* Start Provided data *

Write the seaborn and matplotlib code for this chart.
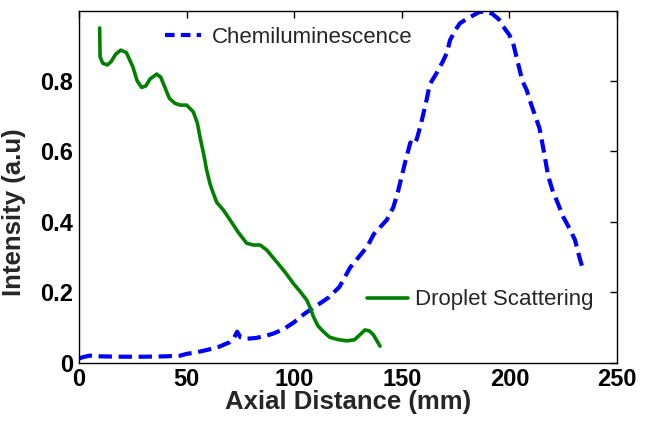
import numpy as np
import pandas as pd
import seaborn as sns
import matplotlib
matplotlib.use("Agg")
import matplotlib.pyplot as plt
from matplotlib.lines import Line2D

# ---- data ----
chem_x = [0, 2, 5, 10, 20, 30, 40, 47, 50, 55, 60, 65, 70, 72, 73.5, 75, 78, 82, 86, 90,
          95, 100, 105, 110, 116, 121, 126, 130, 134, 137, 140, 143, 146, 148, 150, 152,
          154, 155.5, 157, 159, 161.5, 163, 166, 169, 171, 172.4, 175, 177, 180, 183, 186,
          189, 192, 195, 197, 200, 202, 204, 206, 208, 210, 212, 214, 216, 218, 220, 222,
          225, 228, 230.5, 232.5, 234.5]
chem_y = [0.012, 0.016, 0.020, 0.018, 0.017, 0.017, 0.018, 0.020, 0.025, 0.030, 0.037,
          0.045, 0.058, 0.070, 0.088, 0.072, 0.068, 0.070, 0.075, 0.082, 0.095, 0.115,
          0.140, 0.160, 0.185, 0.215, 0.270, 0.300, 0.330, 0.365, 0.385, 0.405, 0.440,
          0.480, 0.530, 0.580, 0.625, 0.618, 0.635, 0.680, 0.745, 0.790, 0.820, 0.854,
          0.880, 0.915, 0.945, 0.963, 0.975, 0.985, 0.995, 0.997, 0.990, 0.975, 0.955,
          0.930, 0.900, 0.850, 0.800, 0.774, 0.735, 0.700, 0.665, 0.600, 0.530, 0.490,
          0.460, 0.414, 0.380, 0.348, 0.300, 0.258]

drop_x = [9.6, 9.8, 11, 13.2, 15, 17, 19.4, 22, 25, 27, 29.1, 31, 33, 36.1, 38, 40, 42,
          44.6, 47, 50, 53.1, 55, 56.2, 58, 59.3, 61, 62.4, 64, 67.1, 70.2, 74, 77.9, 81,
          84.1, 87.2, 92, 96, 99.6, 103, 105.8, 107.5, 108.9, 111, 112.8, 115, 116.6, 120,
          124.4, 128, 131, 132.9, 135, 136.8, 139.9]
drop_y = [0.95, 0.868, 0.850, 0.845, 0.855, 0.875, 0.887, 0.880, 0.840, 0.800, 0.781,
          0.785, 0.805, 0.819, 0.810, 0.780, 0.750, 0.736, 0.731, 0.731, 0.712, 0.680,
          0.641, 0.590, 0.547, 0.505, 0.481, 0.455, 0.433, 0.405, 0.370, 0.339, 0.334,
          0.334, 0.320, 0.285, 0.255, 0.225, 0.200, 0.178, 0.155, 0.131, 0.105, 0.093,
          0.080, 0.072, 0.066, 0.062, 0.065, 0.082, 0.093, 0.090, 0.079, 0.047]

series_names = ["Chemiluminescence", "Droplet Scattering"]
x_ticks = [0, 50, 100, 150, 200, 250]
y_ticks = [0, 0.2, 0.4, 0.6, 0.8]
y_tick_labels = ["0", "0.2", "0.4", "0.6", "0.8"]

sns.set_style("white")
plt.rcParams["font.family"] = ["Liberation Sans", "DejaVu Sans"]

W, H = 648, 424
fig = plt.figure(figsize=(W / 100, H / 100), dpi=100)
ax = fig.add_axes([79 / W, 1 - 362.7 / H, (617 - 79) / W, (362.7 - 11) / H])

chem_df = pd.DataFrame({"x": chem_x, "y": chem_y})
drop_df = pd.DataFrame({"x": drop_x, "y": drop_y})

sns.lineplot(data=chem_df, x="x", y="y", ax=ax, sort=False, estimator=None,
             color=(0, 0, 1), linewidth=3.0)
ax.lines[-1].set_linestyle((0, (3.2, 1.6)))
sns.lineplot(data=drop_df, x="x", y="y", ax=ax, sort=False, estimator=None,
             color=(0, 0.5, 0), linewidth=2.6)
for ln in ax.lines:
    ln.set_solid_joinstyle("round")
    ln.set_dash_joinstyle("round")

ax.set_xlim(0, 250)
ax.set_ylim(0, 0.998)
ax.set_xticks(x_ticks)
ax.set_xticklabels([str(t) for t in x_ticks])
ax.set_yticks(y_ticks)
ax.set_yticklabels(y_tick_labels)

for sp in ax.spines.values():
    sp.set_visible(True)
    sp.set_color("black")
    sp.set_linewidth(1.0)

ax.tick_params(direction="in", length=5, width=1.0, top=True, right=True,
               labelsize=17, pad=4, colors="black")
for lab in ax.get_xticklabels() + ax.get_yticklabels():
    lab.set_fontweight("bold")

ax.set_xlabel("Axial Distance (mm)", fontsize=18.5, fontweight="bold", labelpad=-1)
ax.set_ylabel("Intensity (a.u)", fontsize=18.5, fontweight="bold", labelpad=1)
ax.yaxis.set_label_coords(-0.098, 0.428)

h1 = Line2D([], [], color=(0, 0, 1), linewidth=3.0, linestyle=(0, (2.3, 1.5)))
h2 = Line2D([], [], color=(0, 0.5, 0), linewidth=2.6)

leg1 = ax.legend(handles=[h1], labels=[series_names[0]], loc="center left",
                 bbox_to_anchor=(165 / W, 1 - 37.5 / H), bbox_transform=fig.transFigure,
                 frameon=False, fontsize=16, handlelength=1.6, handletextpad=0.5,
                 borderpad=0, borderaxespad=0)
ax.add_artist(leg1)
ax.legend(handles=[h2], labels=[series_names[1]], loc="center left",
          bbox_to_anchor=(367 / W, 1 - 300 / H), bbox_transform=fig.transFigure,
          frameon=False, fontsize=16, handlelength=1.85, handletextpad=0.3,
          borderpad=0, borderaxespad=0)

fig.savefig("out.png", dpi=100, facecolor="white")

* End Provided data *

=== Goal of the exercise ===
Copy all lines above containing the string "matplotlib".

=== The completed task ===
Write the seaborn and matplotlib code for this chart.
import matplotlib
matplotlib.use("Agg")
import matplotlib.pyplot as plt
from matplotlib.lines import Line2D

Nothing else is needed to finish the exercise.